What’s interesting is that some of the things that we think may make us happy actually won’t do so long term. Based on scientific research conducted over the past 40 years, Benton says that most of us need a basic level of financial security and stability to be happy. But beyond that, making more money doesn’t necessarily add to our happiness.
Things like raises, promotions, new houses, or other new possessions feel good for only a few fleeting moments, but they have no long-term benefits.
“Things like raises, promotions, new houses, or other new possessions feel good for only a few fleeting moments, but they have no long-term benefits,” the expert tells us. So what tends to push the needle when it comes to happiness? Family, friendship, social connections, new experiences, and gratitude and compassion are some. “Real happiness is not a destination—it’s a journey,” Benton tells us. “We experience happiness in the here and now from the choices we make in our daily lives.”
With this idea in mind, we asked Benton to help us round up 10 ways for you to be happy right now. Keep reading and then get started.
Embrace Experiences Over Things
Pursue new experiences, rather than new things. Forgo buying material things. Rather, favor experiences. Book vacations, take fun strolls in the park, purchase tickets to concerts or unique performances. “Go someplace new or do something new,” Benton suggests.
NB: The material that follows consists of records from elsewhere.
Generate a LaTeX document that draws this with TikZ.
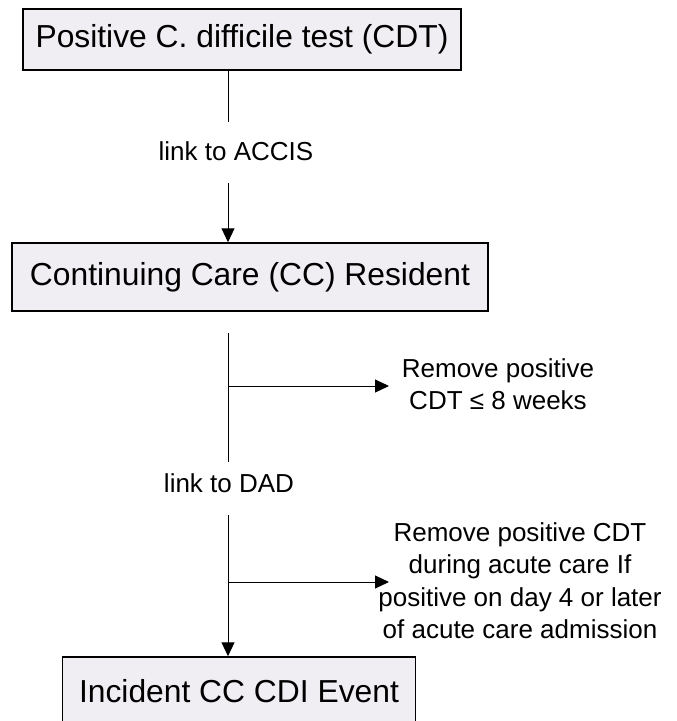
\documentclass[tikz,border=0pt]{standalone}
\usepackage{fontspec}
\setmainfont{Liberation Sans}
\usetikzlibrary{arrows.meta}
\definecolor{boxfill}{RGB}{240,238,243}
\begin{document}
\begin{tikzpicture}[x=1pt,y=-1pt,
  box/.style={draw=black, line width=1.5pt, fill=boxfill, inner sep=0pt, font=\fontsize{31.8}{38}\selectfont},
  lbl/.style={inner sep=0pt, font=\fontsize{26}{32.5}\selectfont, align=center},
  conn/.style={line width=1pt, draw=black},
  arr/.style={conn, -{Triangle[length=14pt,width=13pt]}}]
\useasboundingbox (0,0) rectangle (677,721);
\node[box, minimum width=438pt, minimum height=61pt] (b1) at (242,39.5) {Positive C. difficile test (CDT)};
\node[box, minimum width=476pt, minimum height=68pt] (b2) at (250,277) {Continuing Care (CC) Resident};
\node[box, minimum width=353pt, minimum height=68pt] (b3) at (239,691) {Incident CC CDI Event};
% first link
\coordinate (s1) at (228,122);
\node[lbl, anchor=base] (la1) at (236,160) {link to ACCIS};
\draw[conn] (b1.south -| s1) -- (s1);
\coordinate (s2) at (228,183);
\draw[arr] (s2) -- (s2 |- b2.north);
% second segment
\coordinate (s3) at (228,333);
\coordinate (s4) at (228,462);
\draw[conn] (s3) -- (s4);
\coordinate (br1) at (228,386);
\coordinate (t1) at (389,386);
\draw[arr] (br1) -- (t1);
\node[lbl, anchor=north] (r1) at (498,358.4) {Remove positive\\CDT ≤ 8 weeks};
\node[lbl, anchor=base] (la2) at (229,492) {link to DAD};
% third segment
\coordinate (s5) at (228,515);
\draw[arr] (s5) -- (s5 |- b3.north);
\coordinate (br2) at (228,582);
\coordinate (t2) at (389,582);
\draw[arr] (br2) -- (t2);
\node[lbl, anchor=north] (r2) at (520,522.4) {Remove positive CDT\\during acute care If\\positive on day 4 or later\\of acute care admission};
\end{tikzpicture}
\end{document}
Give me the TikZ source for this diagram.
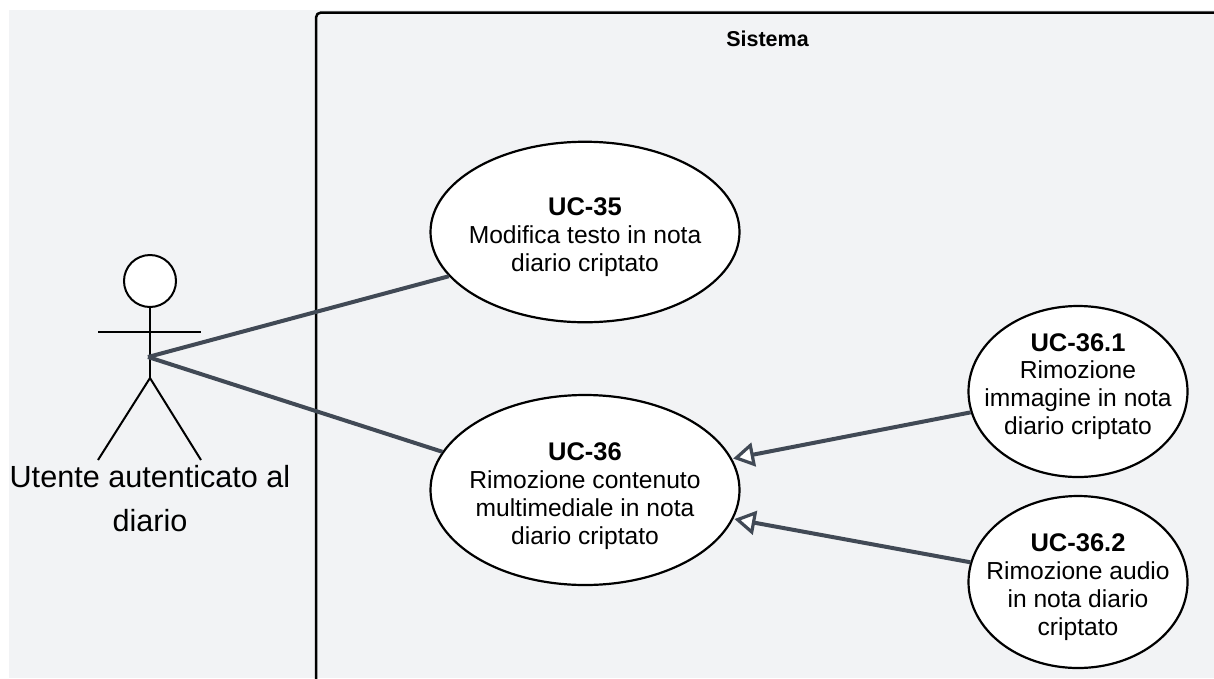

Not only is this activity helpful in reducing anxiety and depression, but it will also help keep you grounded. And did we mention its health benefits? “Mindfulness meditation for just 10 minutes per day can lower blood pressure and pain levels,” says Benton.
Make a Daily Gratitude List
We become more satisfied when we focus on what is good and right. “Take time to turn off your steady stream of negative and worrisome thoughts each day,” the expert says.
Cultivate an Active Social Support Network
“We all do better when we have a community we feel connected to,” Benton explains. No matter what, carve out time to spend with family and friends because these will be the people who will always have your back.
When we are compassionate and caring toward others, we end up becoming happier in our own lives. Volunteer at the soup kitchen, mentor at-risk youth, or simply help a family member or friend.
Avoid Being Judgmental
“When we become judgmental and critical, the dopamine system shuts down,” Benton says. “Then we become unhappier and dissatisfied with our lives.” In case you didn’t know, happiness is connected with the release of dopamine, a substance that carries signals between your brain cells.
Yes, a trip to the gym is always good, but working out in fresh air is better. Benton says research indicates that being outdoors makes us happier. Try walking, biking, or really anything that will just get you moving.
Engage in Activities That You Find Completely Absorbing
Ideally, you are trying to get yourself into a mental state known as “flow.” Such activities include creating something, participating in sports, cooking, writing, playing music, knitting, fishing, and sailing. Flow is when we forget about ourselves and our own ego and are completely focused on the experience, according to Benton.
Enjoy Your Work
It can be difficult, but you prioritize finding a career that you genuinely enjoy (for the most part). Benton says to try to find a work situation that uses your strengths, where you can experience some success, and where you enjoy your co-workers’ company.
Get a Good Night’s Sleep
No excuses—you should try to get at least seven hours of sleep every night. “It makes a big difference in your energy, enthusiasm, and general happiness throughout the day,” Benton explains.